Folha - O senhor acha que a meta de 6% já está comprometida?
Werlang -
Talvez com a última alta do dólar. Não tenho certeza ainda. Estamos entre 5,8% e 6,3%. Certamente, a R$ 2,50, a probabilidade de a meta ser excedida é bem maior do que a R$ 2,30.

O senhor acha então que não vale a pena mexer nos juros?
Werlang -
Acho que não. O BC tem é que evitar a propagação do choque de oferta.

E como ele vai fazer isso sem mexer na Selic [taxa de juros básica"?
Werlang -
Pode ser pelos juros, mas não com uma taxa elevada. Para combater os efeitos secundários do dólar não precisa voltar às taxas de abril ou março de 2000.

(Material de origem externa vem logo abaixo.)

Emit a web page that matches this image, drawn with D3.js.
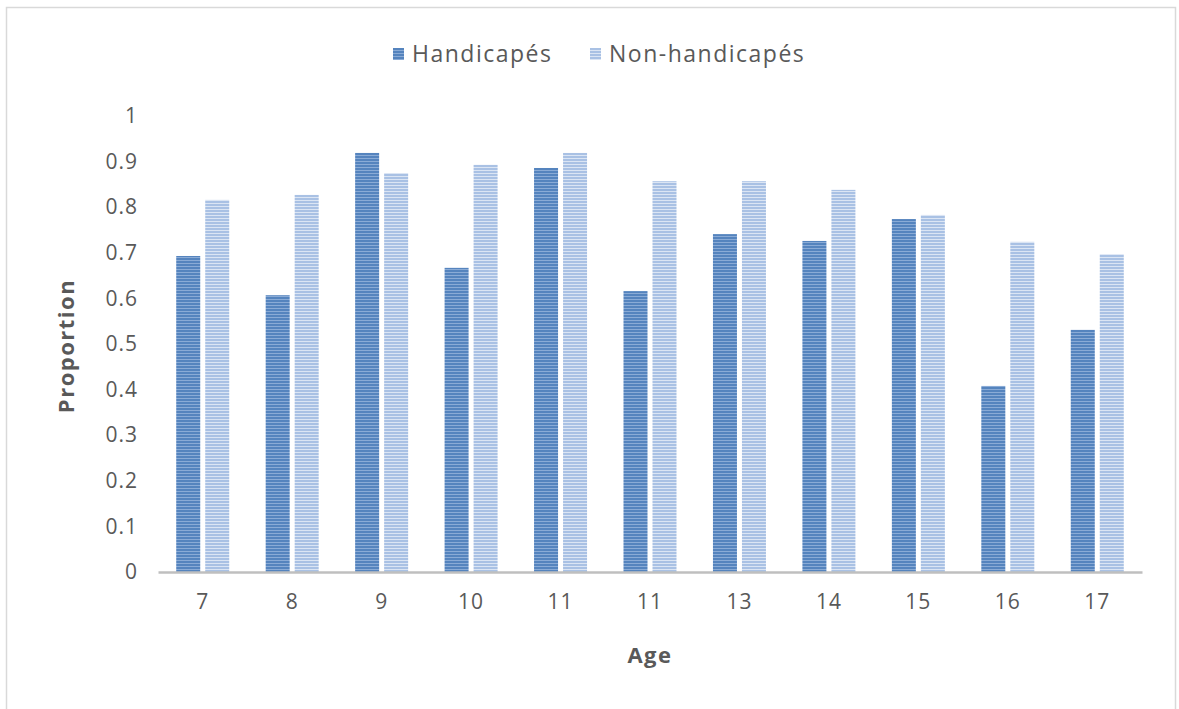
<!DOCTYPE html>
<html>
<head>
<meta charset="utf-8">
<script src="https://cdn.jsdelivr.net/npm/d3@7"></script>
<style>
  body { margin: 0; background: #fff; }
  text { font-family: "Open Sans", "DejaVu Sans", sans-serif; fill: #595959; }
</style>
</head>
<body>
<div id="chart"></div>
<script>
// ---- data
const ages = ['7', '8', '9', '10', '11', '11 ', '13', '14', '15', '16', '17'];
const handicapes = [0.693, 0.607, 0.919, 0.667, 0.886, 0.616, 0.741, 0.726, 0.774, 0.408, 0.531];
const nonHandicapes = [0.816, 0.827, 0.875, 0.893, 0.919, 0.857, 0.857, 0.838, 0.783, 0.724, 0.697];
const seriesNames = ['Handicapés', 'Non-handicapés'];
const yTicks = [0, 0.1, 0.2, 0.3, 0.4, 0.5, 0.6, 0.7, 0.8, 0.9, 1];

const width = 1179, height = 709;
const plotLeft = 158, plotRight = 1142, plotTop = 116, plotBottom = 572;

const svg = d3.select('#chart').append('svg')
  .attr('width', width)
  .attr('height', height);

// striped fills
const defs = svg.append('defs');
const fills = [
  { id: 'stripeDark', bg: '#8aabd6', line: '#5584be' },
  { id: 'stripeLight', bg: '#dbe5f4', line: '#a9c1e4' }
];
fills.forEach(f => {
  const p = defs.append('pattern')
    .attr('id', f.id)
    .attr('patternUnits', 'userSpaceOnUse')
    .attr('width', 6).attr('height', 3);
  p.append('rect').attr('width', 6).attr('height', 3).attr('fill', f.bg);
  p.append('rect').attr('width', 6).attr('height', 2).attr('fill', f.line);
});

// outer frame
svg.append('rect')
  .attr('x', 6.5).attr('y', 7.5)
  .attr('width', 1169).attr('height', 720)
  .attr('fill', 'none')
  .attr('stroke', '#d9d9d9')
  .attr('stroke-width', 1.5);

const x = d3.scaleBand().domain(ages).range([plotLeft, plotRight]).paddingInner(0).paddingOuter(0);
const y = d3.scaleLinear().domain([0, 1]).range([plotBottom, plotTop]);

const barW = 24, gap = 5;
const xs = d3.scaleOrdinal().domain(seriesNames)
  .range([x.bandwidth() / 2 - barW - gap / 2, x.bandwidth() / 2 + gap / 2]);

const rows = ages.map((a, i) => ({ age: a, values: [handicapes[i], nonHandicapes[i]] }));

const groups = svg.append('g').selectAll('g')
  .data(rows)
  .join('g')
    .attr('transform', d => 'translate(' + x(d.age) + ',0)');

groups.selectAll('rect')
  .data(d => d.values.map((v, k) => ({ name: seriesNames[k], v: v, k: k })))
  .join('rect')
    .attr('x', d => xs(d.name))
    .attr('y', d => y(d.v))
    .attr('width', barW)
    .attr('height', d => y(0) - y(d.v))
    .attr('fill', d => 'url(#' + fills[d.k].id + ')');

// x axis
const xAxis = svg.append('g')
  .attr('transform', 'translate(0,' + plotBottom + ')')
  .call(d3.axisBottom(x).tickSize(0).tickPadding(22).tickFormat(d => d.trim()));
xAxis.select('.domain').attr('stroke', '#bfbfbf').attr('stroke-width', 2.5);
xAxis.selectAll('text')
  .style('font-size', '21px')
  .style('letter-spacing', '1px')
  .style('font-family', '"Open Sans", sans-serif')
  .attr('fill', '#595959');

// y axis
const yAxis = svg.append('g')
  .attr('transform', 'translate(' + (plotLeft - 20) + ',0)')
  .call(d3.axisLeft(y).tickValues(yTicks).tickSize(0).tickPadding(0).tickFormat(d3.format('')));
yAxis.select('.domain').remove();
yAxis.selectAll('text')
  .style('font-size', '21px')
  .style('letter-spacing', '1px')
  .style('font-family', '"Open Sans", sans-serif')
  .attr('fill', '#595959');

// axis titles
svg.append('text')
  .attr('x', (plotLeft + plotRight) / 2).attr('y', 663)
  .attr('text-anchor', 'middle')
  .style('font-size', '22px')
  .style('letter-spacing', '1.5px')
  .style('font-weight', 'bold')
  .text('Age');

svg.append('text')
  .attr('transform', 'translate(74,346) rotate(-90)')
  .attr('text-anchor', 'middle')
  .style('font-size', '22px')
  .style('letter-spacing', '1.5px')
  .style('font-weight', 'bold')
  .text('Proportion');

// legend
const legendX = [393, 590];
const legend = svg.append('g').selectAll('g')
  .data(seriesNames)
  .join('g')
    .attr('transform', (d, i) => 'translate(' + legendX[i] + ',54)');
legend.append('rect')
  .attr('x', 0).attr('y', -6)
  .attr('width', 11).attr('height', 12)
  .attr('fill', (d, i) => 'url(#' + fills[i].id + ')');
legend.append('text')
  .attr('x', 19).attr('y', 0)
  .attr('dy', '0.35em')
  .style('font-size', '23px')
  .style('letter-spacing', '1.5px')
  .text(d => d);
</script>
</body>
</html>
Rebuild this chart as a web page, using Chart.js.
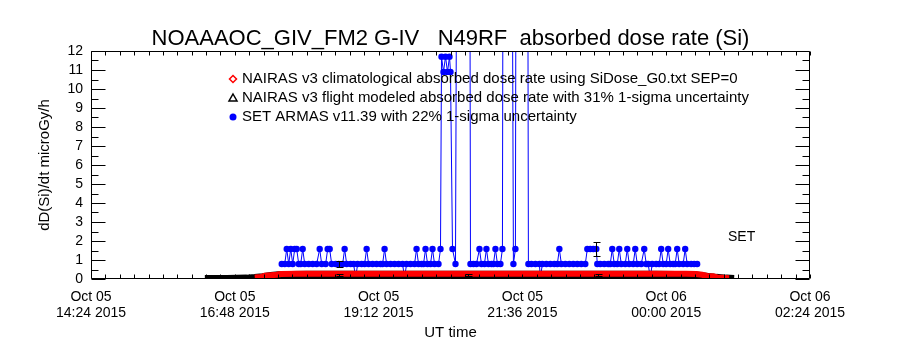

Folha - A solução mais apontada por analistas é justamente a de uma elevação mais drástica nos juros. Estão errando em conjunto?
Werlang -
Eles estão levando o sistema de metas de inflação ao pé da letra demais. O sistema foi feito para funcionar com alguma regularidade, mas tivemos duas grandes excepcionalidades neste ano. Se já não fosse um caso excepcional o primeiro racionamento desde a década de 60, junte-se a isso a Argentina, que talvez tenha de abandonar um sistema cambial em vigor desde 1991. São fatos excepcionais acontecendo juntos. O sistema de metas não tem que ser à prova de excepcionalidades. As pessoas também só vêm o instrumento de política monetária. Ela tem que ser mais frouxa. Precisa apertar é a política fiscal. E o Brasil tem condições de gerar um superávit primário maior que 3% do PIB (Produto Interno Bruto).

Folha - Mas como melhorar o superávit fiscal num momento em que se fala da necessidade de aumentar os investimentos públicos por conta da crise de energia?
Werlang -
Basta parar de gastar. O aumento de arrecadação bate recorde atrás de recorde. Houve um aumento brutal da arrecadação, de 30% para 32% do PIB, mas os gastos do governo subiram 2% do PIB, mantendo o superávit primário. É só cortar onde aumentou. Estão gastando demais. Tem espaço para cortar gastos e fazer investimento estatal. Dá para cortar uns 2% do PIB, 1,5%, por aí.

Folha - O senhor se debruçou em cima dos números para ver onde é que estão gastando demais?
Werlang -
Eu tinha uma noção melhor no governo, mas, se naquela época eu já achava que tinha espaço para cortar, agora também acho. Não estou convencido de que não tenha.